Mezhep âlimlerine işaret eden ve onlara tabi olmayı isteyen ayetler vardır. Birkaç ayetin mealini örnek olarak veriyoruz:
1.“Kendilerine güven veya korku hususunda bir haber geldiğinde, onu hemen yayıverirler. Hâlbuki onu peygambere ve kendilerinden olan ulü’l-emre götürselerdi, onlardan hüküm çıkarmaya gücü yetenler, elbette onu bilirlerdi. Allah'ın üzerinizdeki lütfu ve rahmeti olmasaydı, pek azınız hariç, şeytana uyardınız.” (Nisa, 83) Ayette “hüküm çıkarmaya gücü yeten ulü’l-emr” sözü, işin ehli olan mezhep âlimlerini, yani müçtehitleri ifade etmektedir. .”
2.“Bana yönelen kimsenin yoluna uy.” (Vettebi’ sebîle men enâbe ileyye) (Lokman, 15.) ayeti de Allah’a yönelen kimsenin yoluna uymayı emretmektedir. Mezhep imamlarımızın Allah’a yönelmeyen bir yolda olduklarını hiçbir insafsız bile iddia edemez.

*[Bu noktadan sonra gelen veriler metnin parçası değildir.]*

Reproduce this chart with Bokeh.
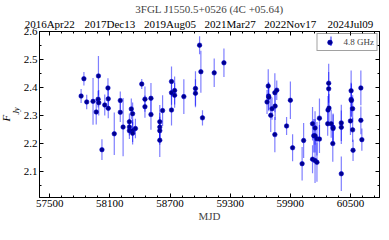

3.“Müminlerin hepsinin toptan savaşa çıkmaları doğru değildir. Onların her kesiminden bir grup dinde fıkıh çalışması yapmak (yeterli bilgi sahibi olmaya çalışmak) ve seferden dönen kavimlerini uyarmak üzere geride kalmalıdır. Umulur ki (günahlardan) sakınırlar.” (Tevbe, 122.) ayeti her kavimde dini öğreten fıkıhçı kimseler bulunması gerektiğini ve bunların savaşa gitmekten de muaf olduklarını bildirmektedir.